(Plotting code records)
= = = = = = =

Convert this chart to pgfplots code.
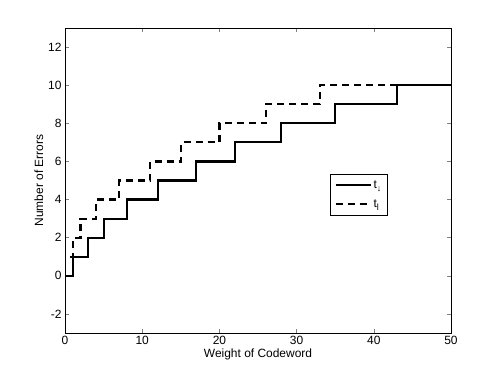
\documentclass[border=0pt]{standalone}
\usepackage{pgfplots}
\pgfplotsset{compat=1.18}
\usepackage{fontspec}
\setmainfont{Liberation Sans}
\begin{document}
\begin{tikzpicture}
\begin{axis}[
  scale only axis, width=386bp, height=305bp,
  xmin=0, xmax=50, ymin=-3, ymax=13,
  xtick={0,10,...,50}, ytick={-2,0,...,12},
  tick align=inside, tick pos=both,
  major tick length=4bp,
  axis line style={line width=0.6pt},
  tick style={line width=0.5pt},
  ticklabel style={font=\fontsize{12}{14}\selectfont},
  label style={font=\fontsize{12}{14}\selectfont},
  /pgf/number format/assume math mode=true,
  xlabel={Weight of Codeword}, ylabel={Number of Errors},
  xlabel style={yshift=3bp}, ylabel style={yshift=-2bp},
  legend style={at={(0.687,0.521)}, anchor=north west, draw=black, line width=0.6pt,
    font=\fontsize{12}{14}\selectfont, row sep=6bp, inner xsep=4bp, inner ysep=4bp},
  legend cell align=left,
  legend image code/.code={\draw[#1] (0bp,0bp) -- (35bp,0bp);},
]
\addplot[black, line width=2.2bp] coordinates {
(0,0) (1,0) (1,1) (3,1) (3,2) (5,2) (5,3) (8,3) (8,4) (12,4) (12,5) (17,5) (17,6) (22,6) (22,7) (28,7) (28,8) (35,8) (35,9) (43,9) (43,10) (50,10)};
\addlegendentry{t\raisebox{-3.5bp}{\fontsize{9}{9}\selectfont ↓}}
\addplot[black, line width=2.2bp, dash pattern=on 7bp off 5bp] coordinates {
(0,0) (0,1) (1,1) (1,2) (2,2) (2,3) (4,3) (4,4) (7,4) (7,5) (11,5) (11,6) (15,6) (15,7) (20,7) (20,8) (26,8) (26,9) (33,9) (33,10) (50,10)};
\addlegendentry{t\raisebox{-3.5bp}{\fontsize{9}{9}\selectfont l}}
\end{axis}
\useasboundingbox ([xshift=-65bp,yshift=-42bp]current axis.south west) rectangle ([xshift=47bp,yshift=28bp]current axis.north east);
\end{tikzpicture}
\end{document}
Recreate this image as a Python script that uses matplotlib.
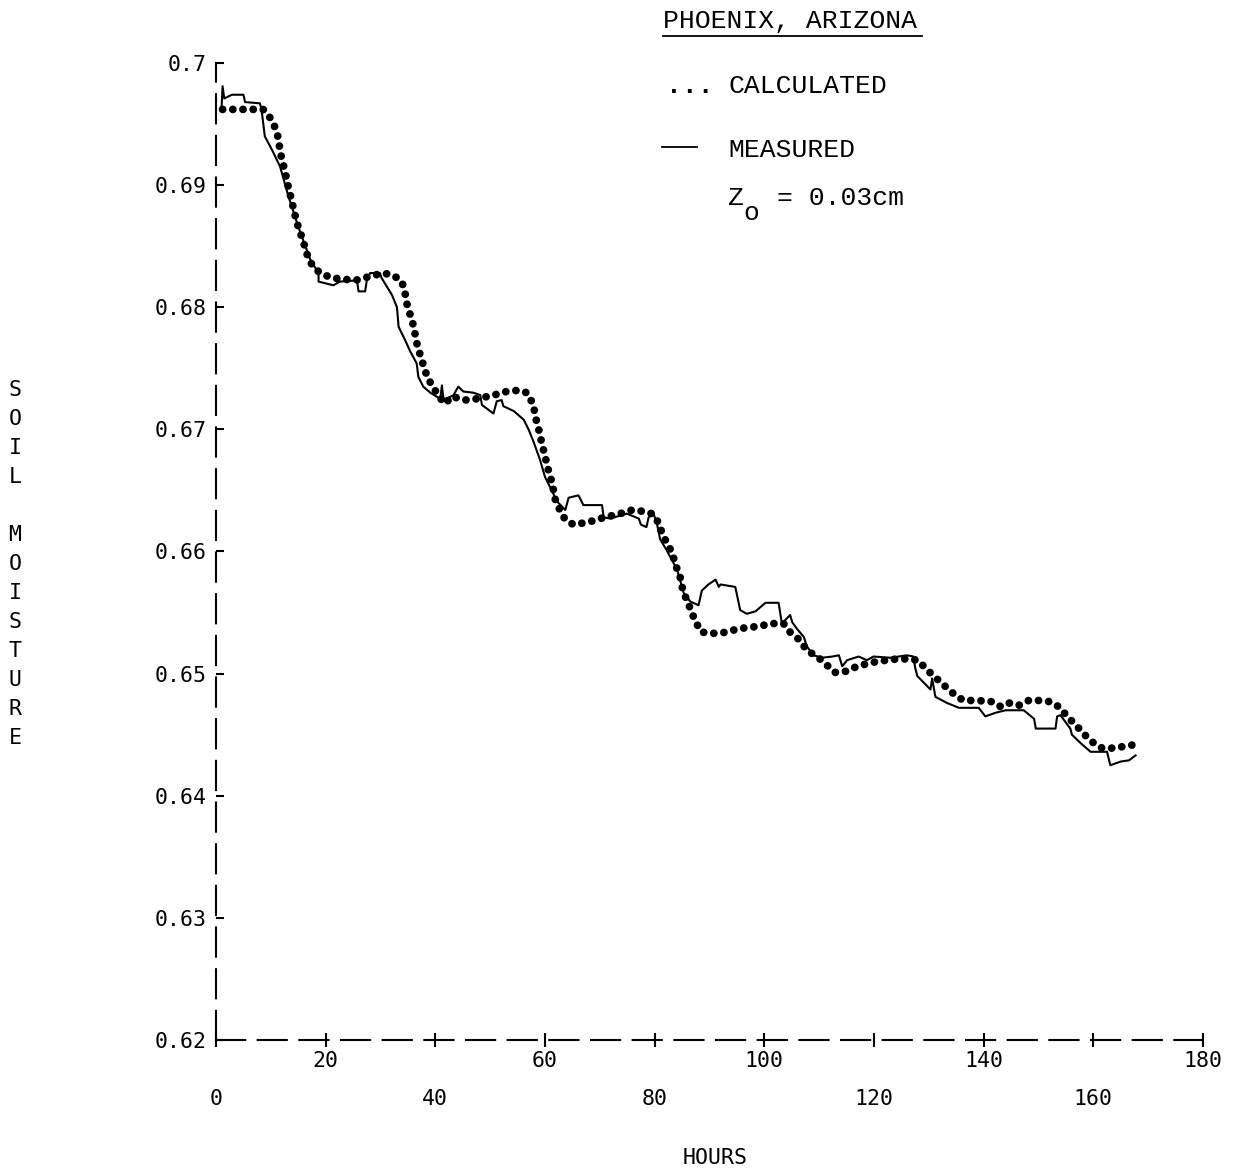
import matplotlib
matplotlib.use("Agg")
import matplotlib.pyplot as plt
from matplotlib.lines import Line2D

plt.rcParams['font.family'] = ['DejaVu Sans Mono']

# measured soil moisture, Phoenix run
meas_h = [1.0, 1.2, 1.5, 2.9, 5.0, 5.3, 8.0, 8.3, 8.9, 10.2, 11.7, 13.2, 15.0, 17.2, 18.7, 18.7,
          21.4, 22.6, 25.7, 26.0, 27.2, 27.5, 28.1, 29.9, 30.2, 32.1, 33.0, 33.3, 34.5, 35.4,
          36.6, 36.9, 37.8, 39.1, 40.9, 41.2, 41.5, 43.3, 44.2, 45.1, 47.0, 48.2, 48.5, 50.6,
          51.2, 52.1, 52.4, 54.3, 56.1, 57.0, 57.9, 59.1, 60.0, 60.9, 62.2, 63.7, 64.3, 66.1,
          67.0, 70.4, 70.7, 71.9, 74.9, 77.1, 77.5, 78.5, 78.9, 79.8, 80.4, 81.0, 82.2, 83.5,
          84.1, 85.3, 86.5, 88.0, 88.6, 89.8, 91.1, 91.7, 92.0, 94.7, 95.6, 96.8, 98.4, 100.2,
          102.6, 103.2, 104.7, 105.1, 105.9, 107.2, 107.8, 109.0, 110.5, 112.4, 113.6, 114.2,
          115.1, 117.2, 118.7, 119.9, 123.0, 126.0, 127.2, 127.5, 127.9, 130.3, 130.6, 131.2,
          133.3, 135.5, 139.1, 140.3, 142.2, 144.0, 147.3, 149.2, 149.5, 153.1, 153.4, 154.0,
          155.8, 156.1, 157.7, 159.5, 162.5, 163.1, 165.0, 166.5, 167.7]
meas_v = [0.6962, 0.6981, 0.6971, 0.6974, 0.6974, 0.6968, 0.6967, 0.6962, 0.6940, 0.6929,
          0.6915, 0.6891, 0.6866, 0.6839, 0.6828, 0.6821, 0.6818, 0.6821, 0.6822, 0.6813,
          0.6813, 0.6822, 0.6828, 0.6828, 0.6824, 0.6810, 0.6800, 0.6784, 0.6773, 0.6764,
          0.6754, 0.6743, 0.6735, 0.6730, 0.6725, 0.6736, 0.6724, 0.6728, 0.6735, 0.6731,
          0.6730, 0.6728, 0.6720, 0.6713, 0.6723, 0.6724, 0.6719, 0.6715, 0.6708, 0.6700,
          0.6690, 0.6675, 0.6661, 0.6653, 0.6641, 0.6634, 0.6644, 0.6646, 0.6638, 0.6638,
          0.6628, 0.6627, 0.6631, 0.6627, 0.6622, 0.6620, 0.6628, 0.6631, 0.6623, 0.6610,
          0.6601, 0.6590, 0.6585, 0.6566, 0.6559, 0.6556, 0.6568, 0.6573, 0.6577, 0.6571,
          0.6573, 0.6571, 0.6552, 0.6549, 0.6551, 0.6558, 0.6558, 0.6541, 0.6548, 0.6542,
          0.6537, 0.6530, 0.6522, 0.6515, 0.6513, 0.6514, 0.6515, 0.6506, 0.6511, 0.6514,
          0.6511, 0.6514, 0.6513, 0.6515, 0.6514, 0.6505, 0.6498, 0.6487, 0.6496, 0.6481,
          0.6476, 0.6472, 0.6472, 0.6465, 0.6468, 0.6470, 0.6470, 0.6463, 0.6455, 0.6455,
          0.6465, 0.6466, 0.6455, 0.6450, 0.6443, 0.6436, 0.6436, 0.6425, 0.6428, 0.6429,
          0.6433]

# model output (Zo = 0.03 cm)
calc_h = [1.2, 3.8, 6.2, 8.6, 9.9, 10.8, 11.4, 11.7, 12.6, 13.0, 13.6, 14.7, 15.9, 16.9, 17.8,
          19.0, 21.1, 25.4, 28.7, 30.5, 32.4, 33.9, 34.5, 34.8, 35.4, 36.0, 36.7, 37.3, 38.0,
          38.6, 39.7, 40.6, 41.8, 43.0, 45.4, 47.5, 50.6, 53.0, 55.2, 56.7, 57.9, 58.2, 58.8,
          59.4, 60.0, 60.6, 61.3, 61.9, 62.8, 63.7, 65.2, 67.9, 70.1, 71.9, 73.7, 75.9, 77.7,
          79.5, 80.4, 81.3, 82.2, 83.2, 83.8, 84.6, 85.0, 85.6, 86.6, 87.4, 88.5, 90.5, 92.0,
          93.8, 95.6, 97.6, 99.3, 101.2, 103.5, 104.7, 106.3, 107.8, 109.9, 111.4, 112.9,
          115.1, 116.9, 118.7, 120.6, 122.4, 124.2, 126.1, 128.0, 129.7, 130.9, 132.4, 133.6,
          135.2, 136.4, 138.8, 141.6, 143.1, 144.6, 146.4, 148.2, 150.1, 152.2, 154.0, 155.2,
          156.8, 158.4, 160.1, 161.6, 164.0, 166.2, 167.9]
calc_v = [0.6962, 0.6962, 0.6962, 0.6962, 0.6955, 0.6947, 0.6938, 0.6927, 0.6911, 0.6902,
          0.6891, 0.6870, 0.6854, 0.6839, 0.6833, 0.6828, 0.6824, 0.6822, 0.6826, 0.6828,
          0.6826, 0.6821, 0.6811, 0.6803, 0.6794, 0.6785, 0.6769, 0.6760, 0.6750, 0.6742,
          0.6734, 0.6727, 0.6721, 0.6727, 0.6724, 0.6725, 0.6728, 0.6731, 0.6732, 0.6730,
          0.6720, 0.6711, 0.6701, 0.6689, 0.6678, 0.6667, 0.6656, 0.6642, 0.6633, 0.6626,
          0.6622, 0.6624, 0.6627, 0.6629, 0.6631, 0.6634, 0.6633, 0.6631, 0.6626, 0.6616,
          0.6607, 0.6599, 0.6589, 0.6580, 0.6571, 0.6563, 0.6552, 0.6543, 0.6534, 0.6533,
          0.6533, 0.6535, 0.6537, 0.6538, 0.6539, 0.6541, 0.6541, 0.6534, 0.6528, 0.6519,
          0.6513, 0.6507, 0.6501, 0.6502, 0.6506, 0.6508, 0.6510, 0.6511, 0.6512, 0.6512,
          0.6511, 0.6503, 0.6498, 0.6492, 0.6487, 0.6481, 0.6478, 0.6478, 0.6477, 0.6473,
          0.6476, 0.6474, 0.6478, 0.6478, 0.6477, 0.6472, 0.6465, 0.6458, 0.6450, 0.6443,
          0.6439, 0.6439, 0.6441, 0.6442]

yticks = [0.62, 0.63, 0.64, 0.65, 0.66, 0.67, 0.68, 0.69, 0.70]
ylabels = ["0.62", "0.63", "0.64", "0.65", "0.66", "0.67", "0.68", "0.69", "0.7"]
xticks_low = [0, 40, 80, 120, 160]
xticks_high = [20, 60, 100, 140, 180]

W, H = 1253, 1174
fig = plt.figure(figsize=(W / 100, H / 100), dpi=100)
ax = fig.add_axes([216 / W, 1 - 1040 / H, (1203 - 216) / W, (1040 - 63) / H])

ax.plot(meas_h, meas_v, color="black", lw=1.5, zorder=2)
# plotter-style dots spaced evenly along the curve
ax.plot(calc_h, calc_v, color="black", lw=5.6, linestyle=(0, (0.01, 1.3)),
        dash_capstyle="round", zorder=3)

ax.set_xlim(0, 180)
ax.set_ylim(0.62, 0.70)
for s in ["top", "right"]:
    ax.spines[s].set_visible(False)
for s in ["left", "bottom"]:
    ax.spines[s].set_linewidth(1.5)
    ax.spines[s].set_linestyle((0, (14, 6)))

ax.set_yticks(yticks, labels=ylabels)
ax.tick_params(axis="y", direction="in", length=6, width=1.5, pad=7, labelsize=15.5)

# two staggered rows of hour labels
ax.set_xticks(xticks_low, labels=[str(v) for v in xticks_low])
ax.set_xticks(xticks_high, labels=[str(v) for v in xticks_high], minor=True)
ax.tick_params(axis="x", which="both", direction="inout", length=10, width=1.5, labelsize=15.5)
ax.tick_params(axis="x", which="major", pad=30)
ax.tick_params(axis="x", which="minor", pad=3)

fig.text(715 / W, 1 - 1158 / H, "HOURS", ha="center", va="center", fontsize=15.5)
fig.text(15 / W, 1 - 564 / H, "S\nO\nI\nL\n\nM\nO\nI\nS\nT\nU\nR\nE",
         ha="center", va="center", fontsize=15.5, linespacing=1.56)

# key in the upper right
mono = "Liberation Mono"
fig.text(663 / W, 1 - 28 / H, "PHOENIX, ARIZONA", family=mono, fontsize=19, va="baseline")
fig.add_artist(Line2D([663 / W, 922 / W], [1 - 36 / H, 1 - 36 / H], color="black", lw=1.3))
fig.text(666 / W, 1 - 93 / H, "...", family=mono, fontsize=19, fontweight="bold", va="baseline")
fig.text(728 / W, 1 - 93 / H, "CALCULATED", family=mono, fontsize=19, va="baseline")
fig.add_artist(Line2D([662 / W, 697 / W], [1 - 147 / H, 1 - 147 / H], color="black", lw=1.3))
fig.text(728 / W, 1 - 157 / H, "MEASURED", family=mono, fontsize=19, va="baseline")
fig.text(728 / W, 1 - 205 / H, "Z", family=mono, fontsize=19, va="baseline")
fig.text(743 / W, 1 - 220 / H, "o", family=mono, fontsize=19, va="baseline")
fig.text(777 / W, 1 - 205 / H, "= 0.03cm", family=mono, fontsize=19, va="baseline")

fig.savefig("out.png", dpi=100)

= = = = = = =

THE REQUEST:
Nothing but the lines from the one containing "Recreate this image" through the one containing "plt.rcParams['font.family'] = ['DejaVu" should be written out, exactly and with both ends. Pictures are left out.

WORKED ANSWER:
Recreate this image as a Python script that uses matplotlib.
import matplotlib
matplotlib.use("Agg")
import matplotlib.pyplot as plt
from matplotlib.lines import Line2D

plt.rcParams['font.family'] = ['DejaVu Sans Mono']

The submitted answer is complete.